While the BEA data do not directly mirror the data recently published by the Irish Ministry of Finance, they do show a 24 percent increase in exports associated with royalty payments from Ireland to the United States in 2020.

FDII does not only provide a tax benefit to exporters that move their IP to the U.S.—exporters that have kept their IP in the U.S. over the years also benefit from the reduced tax rate.

The pairing of GILTI and FDII was intended to balance the incentives for companies between foreign and domestic tax rates on IP income. However, that balance may change.

President Biden has proposed several corporate tax increases, including a higher corporate tax rate and higher GILTI taxes, as well as the replacement of FDII with a tax subsidy for research and development. The latter proposal has not been fully specified but would potentially shift the tax benefit away from the location of IP to the location of research and development activities.

Senators Ron Wyden (D-OR), Sherrod Brown (D-OH), and Mark Warner (D-VA) have also proposed changing FDII to be more in line with the location of innovative activities rather than the location of IP.

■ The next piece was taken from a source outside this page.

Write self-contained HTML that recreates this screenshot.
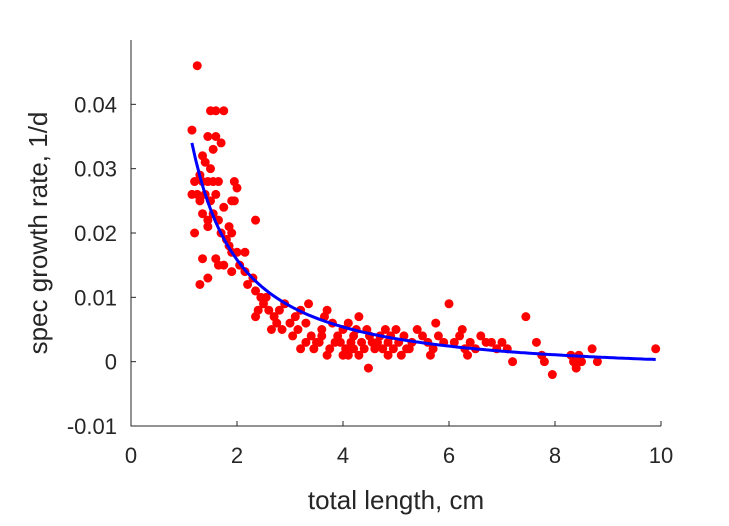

Until more details are released, it is unclear how these proposals will impact the incentives for companies that develop IP in the U.S. to keep that IP here or whether it will be more advantageous for companies to innovate elsewhere. Our current modeling of the Biden plan, which excludes the unspecified R&D subsidy, indicates the plan would reduce incentives to locate IP in the U.S.

As policymakers navigate the various options for changing FDII or the tax treatment of research and development, it is important to ensure that the U.S. remains an attractive place for companies to develop novel innovations that create significant value.